The CDC said in a statement that the vaccine will be available to the public in the coming weeks on Tuesday. Novavax's vaccine is the fourth to be authorized by the federal regulator, and will begin distribution and administration as more than 75% of U.S. adults are now fully vaccinated with either Pfizer (NYSE: PFE), Moderna (NASDAQ: MRNA) or Johnson & Johnson (NYSE: JNJ) COVID vaccines, according to CDC data.
This approval completes a two-year journey for Novavax, which was one of the earliest participants in the former Trump administration's program to fast-track the development and authorization of COVID vaccines--known as Operation Warp Speed. While Novavax had a promising start in 2020, the company had trouble scaling its manufacturing, leading the biotech to fall behind vaccine frontrunners like Pfizer and its partner BioNTech (NASDAQ: BNTX) and Moderna (NASDAQ: MRNA).
Novavax's vaccine was found to be 90% effective at preventing infection and 100% effective at preventing severe disease against the orignal SARS-CoV-2 virus that first emerged in Wuhan, China back in 2019. However, the company has not publish effectiveness data against the now dominant Omicron variant and its subvariants BA.4 and BA.5.
The underlying technology behind the vaccine has been used for more than 30 years in the United States, the CDC said, beginning with the first licensed hepatitis B vaccine.
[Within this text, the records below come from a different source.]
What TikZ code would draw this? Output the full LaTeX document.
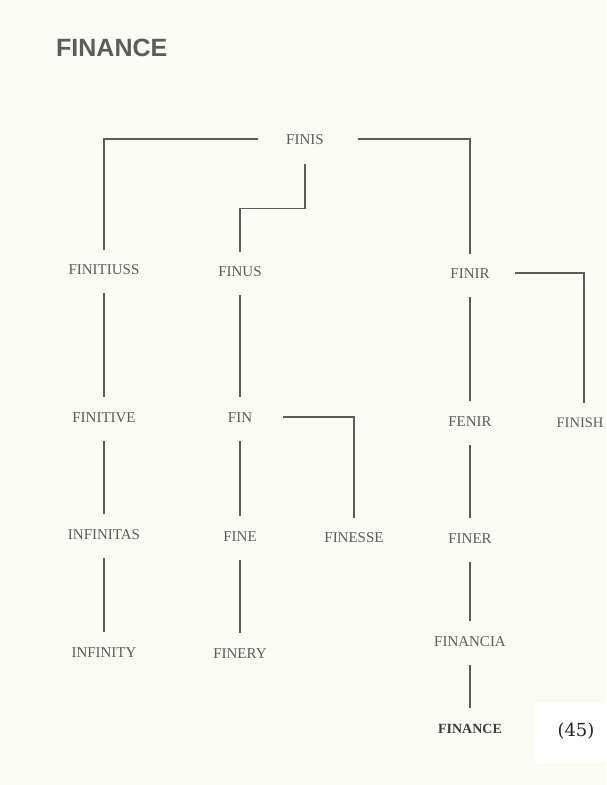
\documentclass[tikz,border=0pt]{standalone}
\usepackage{fontspec}
\setmainfont{Liberation Serif}
\newfontfamily\headfont{Liberation Sans}
\newfontfamily\pagenumfont{DejaVu Serif}
\usepackage{tikz}
\usetikzlibrary{positioning}

\definecolor{paper}{RGB}{251,251,246}
\definecolor{inkgray}{RGB}{92,92,92}
\definecolor{inkdark}{RGB}{60,60,60}

\begin{document}
\begin{tikzpicture}[
  x=1pt, y=-1pt,
  word/.style={inner sep=0pt, text height=10pt, text depth=0pt, text=inkgray, font=\fontsize{15}{18}\selectfont},
  conn/.style={draw=inkgray, line width=1.2pt, shorten <=19pt, shorten >=15pt}
]
\fill[paper] (0,0) rectangle (606,785);
\useasboundingbox (0,0) rectangle (606,785);
\fill[white] (535,703) rectangle (606,762);

\node[anchor=west, inner sep=0pt, text height=18pt, text depth=0pt, text=inkgray, font=\headfont\bfseries\fontsize{25}{28}\selectfont] (title) at (56,47) {FINANCE};

\node[word] (finis) at (305,139) {FINIS};
\node[word] (finitiuss) at (104,269) {FINITIUSS};
\node[word] (finus) at (240,271) {FINUS};
\node[word] (finir) at (470,273) {FINIR};
\node[word] (finitive) at (104,417) {FINITIVE};
\node[word] (fin) at (240,417) {FIN};
\node[word] (fenir) at (470,421) {FENIR};
\node[word, font=\fontsize{14.5}{17}\selectfont] (finish) at (580,422) {FINISH};
\node[word] (infinitas) at (104,534) {INFINITAS};
\node[word] (fine) at (240,536) {FINE};
\node[word] (finesse) at (354,537) {FINESSE};
\node[word] (finer) at (470,538) {FINER};
\node[word] (infinity) at (104,652) {INFINITY};
\node[word] (finery) at (240,653) {FINERY};
\node[word] (financia) at (470,641) {FINANCIA};
\node[word, text=inkdark, font=\bfseries\fontsize{14}{17}\selectfont] (finance) at (470,728) {FINANCE};
\node[inner sep=0pt, text=black!85, font=\pagenumfont\fontsize{18}{20}\selectfont] (pagenum) at (576,731) {(45)};

\draw[conn, shorten <=28pt, shorten >=14pt] (finis) -| (finitiuss);
\draw[conn, shorten <=34pt, shorten >=14pt] (finis) -| (finir);
\draw[conn, shorten <=20pt, shorten >=14pt] (finis.south) -- ++(0,64) -| (finus.north);
\draw[conn, shorten <=25pt, shorten >=14pt] (finir) -| ([xshift=4pt]finish.north);
\draw[conn, shorten <=31pt, shorten >=14pt] (fin) -| (finesse);

\draw[conn] (finitiuss) -- (finitive);
\draw[conn] (finitive) -- (infinitas);
\draw[conn] (infinitas) -- (infinity);
\draw[conn] (finus) -- (fin);
\draw[conn] (fin) -- (fine);
\draw[conn] (fine) -- (finery);
\draw[conn] (finir) -- (fenir);
\draw[conn] (fenir) -- (finer);
\draw[conn] (finer) -- (financia);
\draw[conn] (financia) -- (finance);
\end{tikzpicture}
\end{document}
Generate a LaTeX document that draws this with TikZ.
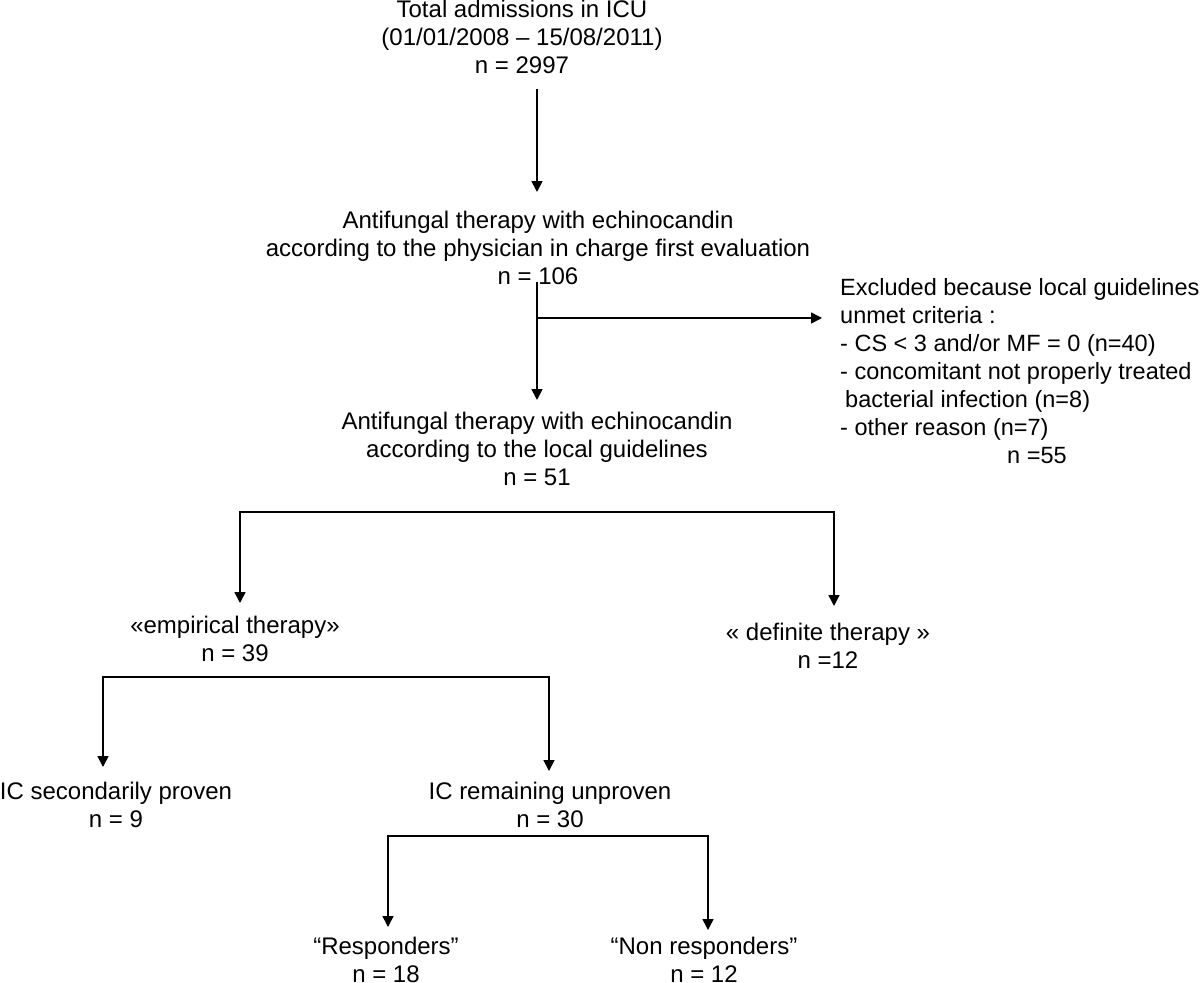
\documentclass[tikz,border=0pt]{standalone}
\usepackage{fontspec}
\setmainfont{Liberation Sans}
\usetikzlibrary{arrows.meta}
\begin{document}
\begin{tikzpicture}[x=1pt,y=-1pt,
  lbl/.style={align=center, inner sep=0pt, anchor=base, font=\fontsize{24}{28}\selectfont},
  lbll/.style={align=left, inner sep=0pt, anchor=base west, font=\fontsize{23.5}{28}\selectfont},
  arr/.style={-{Triangle[width=11pt,length=11pt]}, line width=1.6pt},
  ln/.style={line width=1.6pt}]
\useasboundingbox (0,0) rectangle (1200,983);
% nodes (anchored at the baseline of their last line)
\node[lbl] (total) at (522,73) {Total admissions in ICU\\(01/01/2008 – 15/08/2011)\\n = 2997};
\node[lbl] (first) at (538,284) {Antifungal therapy with echinocandin\\according to the physician in charge first evaluation\\n = 106};
\node[lbll] (excl) at (840,463) {Excluded because local guidelines\\unmet criteria :\\- CS < 3 and/or MF = 0 (n=40)\\- concomitant not properly treated\\\hspace*{5pt}bacterial infection (n=8)\\- other reason (n=7)\\\hspace*{167pt}n =55};
\node[lbl] (local) at (537,485) {Antifungal therapy with echinocandin\\according to the local guidelines\\n = 51};
\node[lbl] (emp) at (235,661) {«empirical therapy»\\n = 39};
\node[lbl] (def) at (828,668) {« definite therapy »\\n =12};
\node[lbl] (sec) at (116,827) {IC secondarily proven\\n = 9};
\node[lbl] (unp) at (550,827) {IC remaining unproven\\n = 30};
\node[lbl] (resp) at (386,982) {“Responders”\\n = 18};
\node[lbl] (nonresp) at (704,982) {“Non responders”\\n = 12};
% coordinates
\coordinate (a1s) at (537,89);
\coordinate (a1e) at (537,192);
\coordinate (a2s) at (537,282);
\coordinate (a2b) at (537,318);
\coordinate (a2e) at (537,400);
\coordinate (a2x) at (822,318);
\coordinate (b1l) at (240,512);
\coordinate (b1r) at (834,512);
\coordinate (b1le) at (240,603);
\coordinate (b1re) at (834,606);
\coordinate (b2l) at (103,677);
\coordinate (b2r) at (549,677);
\coordinate (b2le) at (103,767);
\coordinate (b2re) at (549,771);
\coordinate (b3l) at (388,836);
\coordinate (b3r) at (708,836);
\coordinate (b3le) at (388,927);
\coordinate (b3re) at (708,930);
% connectors
\draw[arr] (a1s) -- (a1e);
\draw[arr] (a2s) -- (a2e);
\draw[arr] (a2b) -- (a2x);
\draw[arr] (b1r) -- (b1l) -- (b1le);
\draw[arr] (b1l) -- (b1r) -- (b1re);
\draw[arr] (b2r) -- (b2l) -- (b2le);
\draw[arr] (b2l) -- (b2r) -- (b2re);
\draw[arr] (b3r) -- (b3l) -- (b3le);
\draw[arr] (b3l) -- (b3r) -- (b3re);
\end{tikzpicture}
\end{document}
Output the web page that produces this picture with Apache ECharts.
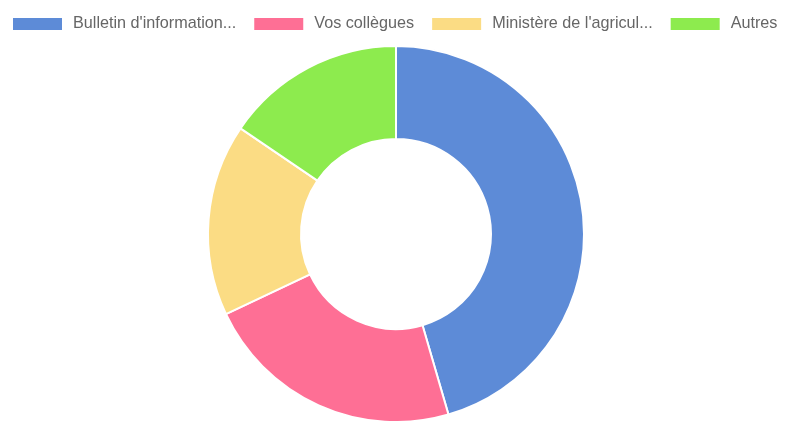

The vaccine uses inactive copies of the virus' spike protein (which is what the virus uses to infect healthy human cells) with the help of an adjuvant that helps the immune system response to the virus in the future.
This technology differs from the newer mRNA platform used by vaccines produced by Pfizer and Moderna. That technology delivers messenger RNA to human cells to create inactive copies of the spike protein to "train" the immune system to later attack an active virus. These two shots are the first mRNA vaccines to receive approval by the U.S. Food and Drug Administration (FDA).